Amodio v. Amodio

— In an action for a divorce and ancillary relief, the plaintiff wife appeals, as limited by her brief, from so much of a judgment of the Supreme Court, Westchester County (Silberman, J.H.O.), dated February 5, 1986, which valued the defendant husband’s 15% interest in a closely held corporation at $87,500 and denied the plaintiff’s request for an award of counsel fees, expert fees or appraisal expenses.

Judgment affirmed insofar as appealed from, without costs or disbursements.

In this divorce action, the parties stipulated to submit to a Judicial Hearing Officer a number of issues, including the determination of the value of the defendant husband’s 15% *758interest in the shares of Capital Electric Supply Co., Inc., a closely held corporation. It was agreed that the value of the defendant’s interest in that corporation, once determined, would be divided equally between the parties.

The shares in question are subject to a shareholder’s agreement which has approximately 14 years remaining until its termination. The agreement provides, inter alia, that during its term the defendant cannot sell or encumber his shares without the consent of the remaining shareholders. The agreement further provides for a right of first refusal to the corporation in the event the defendant desires to sell his shares, and fixes the value of those shares at $87,500 — the price at which the defendant originally purchased them. Finally, the agreement provides that in the event of the defendant’s death, his estate would receive a like amount for the shares. At the hearing, the plaintiff produced an expert witness who testified that the value of the defendant’s shares in the corporation was between $172,000 and $253,000, if they were to be sold outside the terms of the agreement. He acknowledged, however, that the agreement was in effect and that the defendant was bound by its terms.

The Judicial Hearing Officer did not err in fixing the value of the defendant’s interest in the corporation at $87,500. The valuation of shares of stock in a closely held corporation for purposes of distribution in a divorce action is not an easy task, since neither the book value nor the price at which the stock is sold may prove to be reliable indicators of real worth. We have recognized, however, as is the case herein, that the price fixed in "[a] bona fide buy-sell agreement which predates the marital discord, while not conclusive, may also prove an invaluable aid” (Kaye v Kaye, 102 AD2d 682, 688). At bar, the term of the shareholder’s agreement had 14 more years to run at the time of the trial. Therefore, during that period of time, the maximum amount that the defendant could receive upon the sale of his interest in the corporation, or that his estate could receive in the event of his death, would be $87,500. There was no evidence of any pending sale of the corporate assets or its outstanding shares or any other action which might vitiate the defendant’s obligation under the shareholder’s agreement. Thus, any appraisal of the value of the shares based upon a potential sale outside the terms of the agreement would be purely speculative.
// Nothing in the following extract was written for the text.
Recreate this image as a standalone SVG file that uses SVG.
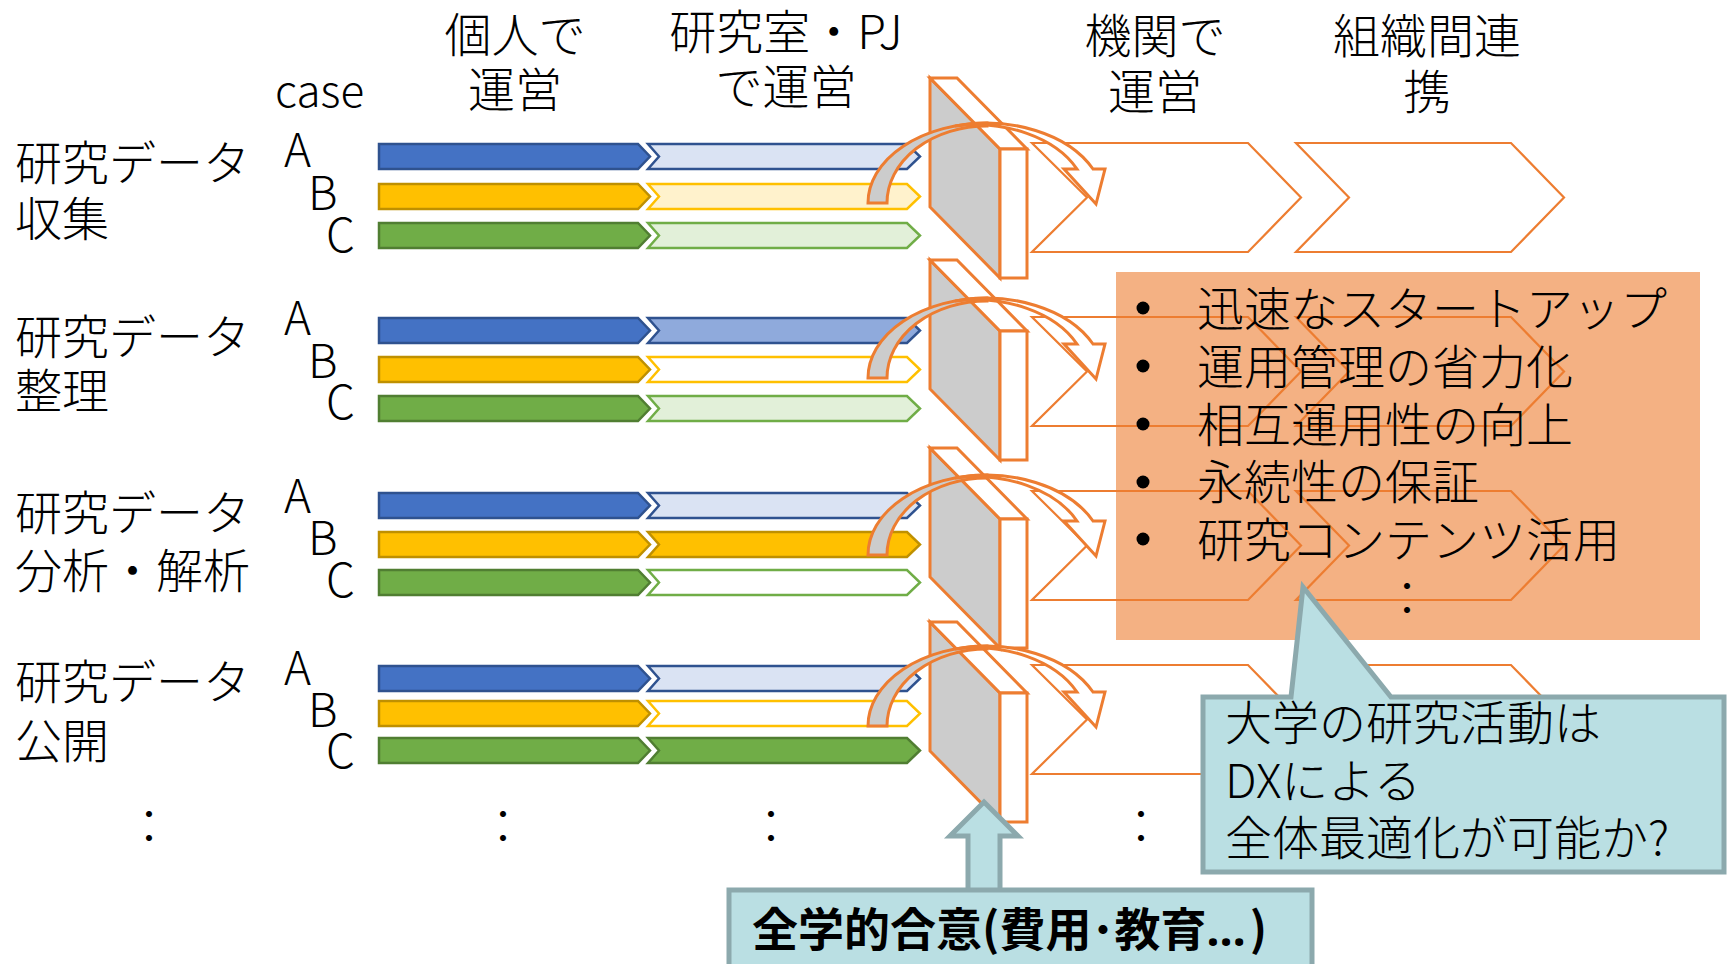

Under these circumstances, the value fixed by the Judicial Hearing Officer should not be disturbed.

The plaintiff also appeals from the denial of her request for *759counsel fees, expert fees and appraisal expenses. In determining a request for an award of counsel fees, the court must take into consideration the financial circumstances of both parties (see, Borakove v Borakove, 116 AD2d 683). At bar, the court considered both the plaintiffs annual salary and the substantial award she was to receive as her share of the marital assets in determining that an award for fees and expenses was unnecessary, and, under the circumstances, that determination was not an abuse of discretion.

We have examined the plaintiffs remaining contentions and find them to be without merit. Mollen, P. J., Thompson, Brown and Rubin, JJ., concur.